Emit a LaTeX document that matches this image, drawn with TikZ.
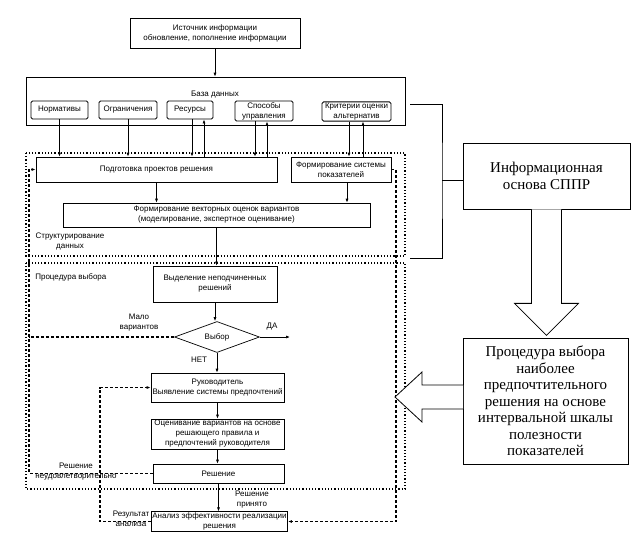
\documentclass[tikz,border=0pt]{standalone}
\usepackage{fontspec}
\setmainfont{Liberation Sans}
\newfontfamily\infofont{Liberation Serif}
\usetikzlibrary{arrows.meta, shapes.geometric}

\begin{document}
\begin{tikzpicture}[
    x=1pt, y=-1pt, ->, >={Latex[length=4pt, width=3pt]}, line width=0.7pt,
    every node/.style={align=center, font=\fontsize{8}{10}\selectfont, inner sep=1pt},
    box/.style={draw, rectangle},
    dbitem/.style={draw, rectangle, rounded corners=1.5pt, line width=0.9pt},
    zone/.style={-, dotted, line width=1.2pt},
    feedback/.style={densely dashed, line width=1.1pt},
    infobox/.style={draw, rectangle, font=\infofont\fontsize{15}{16.5}\selectfont},
    hollow/.style={-, draw, fill=white, line width=0.8pt}
]
\useasboundingbox (0,0) rectangle (642,544);
\node (source_info) [box, minimum width=170, minimum height=30] at (215,33) {Источник информации\\обновление, пополнение информации};
\node (data_base) [box, minimum width=379, minimum height=48] at (215.5,101) {};
\node (data_base_label) at (215,95) {База данных};
\node (norms) [dbitem, minimum width=57, minimum height=18] at (59.5,110) {Нормативы};
\node (limits) [dbitem, minimum width=58, minimum height=18] at (128,110) {Ограничения};
\node (resources) [dbitem, minimum width=46, minimum height=18] at (190,110) {Ресурсы};
\node (control_ways) [dbitem, minimum width=58, minimum height=20] at (264,111) {Способы\\управления};
\node (criteria) [dbitem, minimum width=69, minimum height=19] at (356.5,111.5) {Критерии оценки\\альтернатив};
\draw[zone] (26,153) rectangle (405,256);
\draw[zone] (26,263) rectangle (405,489);
\node (prep_projects) [box, minimum width=241, minimum height=25] at (156.5,169.5) {Подготовка проектов решения};
\node (index_system) [box, minimum width=100, minimum height=25] at (341,169.5) {Формирование системы\\показателей};
\node (vector_scores) [box, minimum width=307, minimum height=24] at (216.5,215) {Формирование векторных оценок вариантов\\(моделирование, экспертное оценивание)};
\node (structuring_label) at (70,241) {Структурирование\\данных};
\node (choice_label) [anchor=west] at (34,277) {Процедура выбора};
\node (non_dominated) [box, minimum width=124, minimum height=36] at (215,284) {Выделение неподчиненных\\решений};
\node (choice) [draw, diamond, aspect=2.7, minimum width=85, minimum height=31, inner sep=0pt] at (217,337) {Выбор};
\coordinate (yes_end) at (290,337);
\node (yes_label) at (272,327) {ДА};
\node (few_label) at (139,323) {Мало\\вариантов};
\node (no_label) at (199,360) {НЕТ};
\node (manager) [box, minimum width=133, minimum height=29] at (217.5,387.5) {Руководитель\\Выявление системы предпочтений};
\node (evaluation) [box, minimum width=133, minimum height=30] at (217.5,434) {Оценивание вариантов на основе\\решающего правила и\\предпочтений руководителя};
\node (decision) [box, minimum width=131, minimum height=19] at (218.5,473.5) {Решение};
\node (analysis) [box, minimum width=133, minimum height=19] at (219.5,521.5) {Анализ эффективности реализации\\решения};
\node (dissatisfied_label) at (76,472) {Решение\\неудовлетворительно};
\node (accepted_label) at (252,500) {Решение\\принято};
\node (result_label) at (131,519) {Результат\\анализа};
\node (info_base) [infobox, minimum width=167, minimum height=66] at (546.5,176) {Информационная\\основа СППР};
\node (choice_proc) [infobox, minimum width=165, minimum height=126] at (545.5,401) {Процедура выбора\\наиболее\\предпочтительного\\решения на основе\\интервальной шкалы\\полезности\\показателей};
\coordinate (left_rail) at (29,0);
\coordinate (mid_rail) at (100,0);
\coordinate (right_rail) at (396,0);
\coordinate (bracket_mid) at (442,180);
\coordinate (left_arrow) at (463,397);
\draw (source_info.south) -- (source_info.south |- data_base.north);
\draw (norms.south) -- (norms.south |- prep_projects.north);
\draw (limits.south) -- (limits.south |- prep_projects.north);
\draw ([xshift=2pt]resources.south) -- ([xshift=2pt]resources.south |- prep_projects.north);
\draw ([xshift=14pt]resources.south |- prep_projects.north) -- ([xshift=14pt]resources.south);
\draw ([xshift=-9pt]control_ways.south) -- ([xshift=-9pt]control_ways.south |- prep_projects.north);
\draw ([xshift=3pt]control_ways.south |- prep_projects.north) -- ([xshift=3pt]control_ways.south);
\draw ([xshift=-7.5pt]criteria.south) -- ([xshift=-7.5pt]criteria.south |- index_system.north);
\draw ([xshift=6.5pt]criteria.south |- index_system.north) -- ([xshift=6.5pt]criteria.south);
\draw (prep_projects.south) -- (prep_projects.south |- vector_scores.north);
\draw ([xshift=6pt]index_system.south) -- ([xshift=6pt]index_system.south |- vector_scores.north);
\draw (vector_scores.south) -- (vector_scores.south |- non_dominated.north);
\draw (non_dominated.south) -- (non_dominated.south |- choice.north);
\draw (choice.east) -- (yes_end);
\draw (choice.south) -- (choice.south |- manager.north);
\draw (manager.south) -- (manager.south |- evaluation.north);
\draw (evaluation.south) -- (evaluation.south |- decision.north);
\draw (decision.south) -- (decision.south |- analysis.north);
\draw[feedback] (decision.west) -- (decision.west -| left_rail) |- (prep_projects.west);
\draw[feedback, -] (choice.west) -- (choice.west -| left_rail);
\draw[feedback] (analysis.west) -- (analysis.west -| mid_rail) |- (manager.west);
\draw[feedback] (index_system.east) -- (index_system.east -| right_rail) |- (analysis.east);
\draw[-] (410,104) -| (bracket_mid) |- (410,258);
\draw[-] (bracket_mid) -- (bracket_mid -| info_base.west);
\draw[hollow] ([xshift=-15pt]info_base.south) -- ++(0,94) -- ++(-17,0) -- ++(32,32) -- ++(32,-32) -- ++(-17,0) -- ([xshift=15pt]info_base.south);
\draw[hollow] (left_arrow) ++(0,-12) -- ++(-41,0) -- ++(0,-13) -- ++(-27,25) -- ++(27,25) -- ++(0,-13) -- ++(41,0);
\end{tikzpicture}
\end{document}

**GIVEN EXERCISE:** Each line of the material must be retyped exactly, except that images are omitted.

**ANSWER IN FULL:**
Emit a LaTeX document that matches this image, drawn with TikZ.
\documentclass[tikz,border=0pt]{standalone}
\usepackage{fontspec}
\setmainfont{Liberation Sans}
\newfontfamily\infofont{Liberation Serif}
\usetikzlibrary{arrows.meta, shapes.geometric}

\begin{document}
\begin{tikzpicture}[
    x=1pt, y=-1pt, ->, >={Latex[length=4pt, width=3pt]}, line width=0.7pt,
    every node/.style={align=center, font=\fontsize{8}{10}\selectfont, inner sep=1pt},
    box/.style={draw, rectangle},
    dbitem/.style={draw, rectangle, rounded corners=1.5pt, line width=0.9pt},
    zone/.style={-, dotted, line width=1.2pt},
    feedback/.style={densely dashed, line width=1.1pt},
    infobox/.style={draw, rectangle, font=\infofont\fontsize{15}{16.5}\selectfont},
    hollow/.style={-, draw, fill=white, line width=0.8pt}
]
\useasboundingbox (0,0) rectangle (642,544);
\node (source_info) [box, minimum width=170, minimum height=30] at (215,33) {Источник информации\\обновление, пополнение информации};
\node (data_base) [box, minimum width=379, minimum height=48] at (215.5,101) {};
\node (data_base_label) at (215,95) {База данных};
\node (norms) [dbitem, minimum width=57, minimum height=18] at (59.5,110) {Нормативы};
\node (limits) [dbitem, minimum width=58, minimum height=18] at (128,110) {Ограничения};
\node (resources) [dbitem, minimum width=46, minimum height=18] at (190,110) {Ресурсы};
\node (control_ways) [dbitem, minimum width=58, minimum height=20] at (264,111) {Способы\\управления};
\node (criteria) [dbitem, minimum width=69, minimum height=19] at (356.5,111.5) {Критерии оценки\\альтернатив};
\draw[zone] (26,153) rectangle (405,256);
\draw[zone] (26,263) rectangle (405,489);
\node (prep_projects) [box, minimum width=241, minimum height=25] at (156.5,169.5) {Подготовка проектов решения};
\node (index_system) [box, minimum width=100, minimum height=25] at (341,169.5) {Формирование системы\\показателей};
\node (vector_scores) [box, minimum width=307, minimum height=24] at (216.5,215) {Формирование векторных оценок вариантов\\(моделирование, экспертное оценивание)};
\node (structuring_label) at (70,241) {Структурирование\\данных};
\node (choice_label) [anchor=west] at (34,277) {Процедура выбора};
\node (non_dominated) [box, minimum width=124, minimum height=36] at (215,284) {Выделение неподчиненных\\решений};
\node (choice) [draw, diamond, aspect=2.7, minimum width=85, minimum height=31, inner sep=0pt] at (217,337) {Выбор};
\coordinate (yes_end) at (290,337);
\node (yes_label) at (272,327) {ДА};
\node (few_label) at (139,323) {Мало\\вариантов};
\node (no_label) at (199,360) {НЕТ};
\node (manager) [box, minimum width=133, minimum height=29] at (217.5,387.5) {Руководитель\\Выявление системы предпочтений};
\node (evaluation) [box, minimum width=133, minimum height=30] at (217.5,434) {Оценивание вариантов на основе\\решающего правила и\\предпочтений руководителя};
\node (decision) [box, minimum width=131, minimum height=19] at (218.5,473.5) {Решение};
\node (analysis) [box, minimum width=133, minimum height=19] at (219.5,521.5) {Анализ эффективности реализации\\решения};
\node (dissatisfied_label) at (76,472) {Решение\\неудовлетворительно};
\node (accepted_label) at (252,500) {Решение\\принято};
\node (result_label) at (131,519) {Результат\\анализа};
\node (info_base) [infobox, minimum width=167, minimum height=66] at (546.5,176) {Информационная\\основа СППР};
\node (choice_proc) [infobox, minimum width=165, minimum height=126] at (545.5,401) {Процедура выбора\\наиболее\\предпочтительного\\решения на основе\\интервальной шкалы\\полезности\\показателей};
\coordinate (left_rail) at (29,0);
\coordinate (mid_rail) at (100,0);
\coordinate (right_rail) at (396,0);
\coordinate (bracket_mid) at (442,180);
\coordinate (left_arrow) at (463,397);
\draw (source_info.south) -- (source_info.south |- data_base.north);
\draw (norms.south) -- (norms.south |- prep_projects.north);
\draw (limits.south) -- (limits.south |- prep_projects.north);
\draw ([xshift=2pt]resources.south) -- ([xshift=2pt]resources.south |- prep_projects.north);
\draw ([xshift=14pt]resources.south |- prep_projects.north) -- ([xshift=14pt]resources.south);
\draw ([xshift=-9pt]control_ways.south) -- ([xshift=-9pt]control_ways.south |- prep_projects.north);
\draw ([xshift=3pt]control_ways.south |- prep_projects.north) -- ([xshift=3pt]control_ways.south);
\draw ([xshift=-7.5pt]criteria.south) -- ([xshift=-7.5pt]criteria.south |- index_system.north);
\draw ([xshift=6.5pt]criteria.south |- index_system.north) -- ([xshift=6.5pt]criteria.south);
\draw (prep_projects.south) -- (prep_projects.south |- vector_scores.north);
\draw ([xshift=6pt]index_system.south) -- ([xshift=6pt]index_system.south |- vector_scores.north);
\draw (vector_scores.south) -- (vector_scores.south |- non_dominated.north);
\draw (non_dominated.south) -- (non_dominated.south |- choice.north);
\draw (choice.east) -- (yes_end);
\draw (choice.south) -- (choice.south |- manager.north);
\draw (manager.south) -- (manager.south |- evaluation.north);
\draw (evaluation.south) -- (evaluation.south |- decision.north);
\draw (decision.south) -- (decision.south |- analysis.north);
\draw[feedback] (decision.west) -- (decision.west -| left_rail) |- (prep_projects.west);
\draw[feedback, -] (choice.west) -- (choice.west -| left_rail);
\draw[feedback] (analysis.west) -- (analysis.west -| mid_rail) |- (manager.west);
\draw[feedback] (index_system.east) -- (index_system.east -| right_rail) |- (analysis.east);
\draw[-] (410,104) -| (bracket_mid) |- (410,258);
\draw[-] (bracket_mid) -- (bracket_mid -| info_base.west);
\draw[hollow] ([xshift=-15pt]info_base.south) -- ++(0,94) -- ++(-17,0) -- ++(32,32) -- ++(32,-32) -- ++(-17,0) -- ([xshift=15pt]info_base.south);
\draw[hollow] (left_arrow) ++(0,-12) -- ++(-41,0) -- ++(0,-13) -- ++(-27,25) -- ++(27,25) -- ++(0,-13) -- ++(41,0);
\end{tikzpicture}
\end{document}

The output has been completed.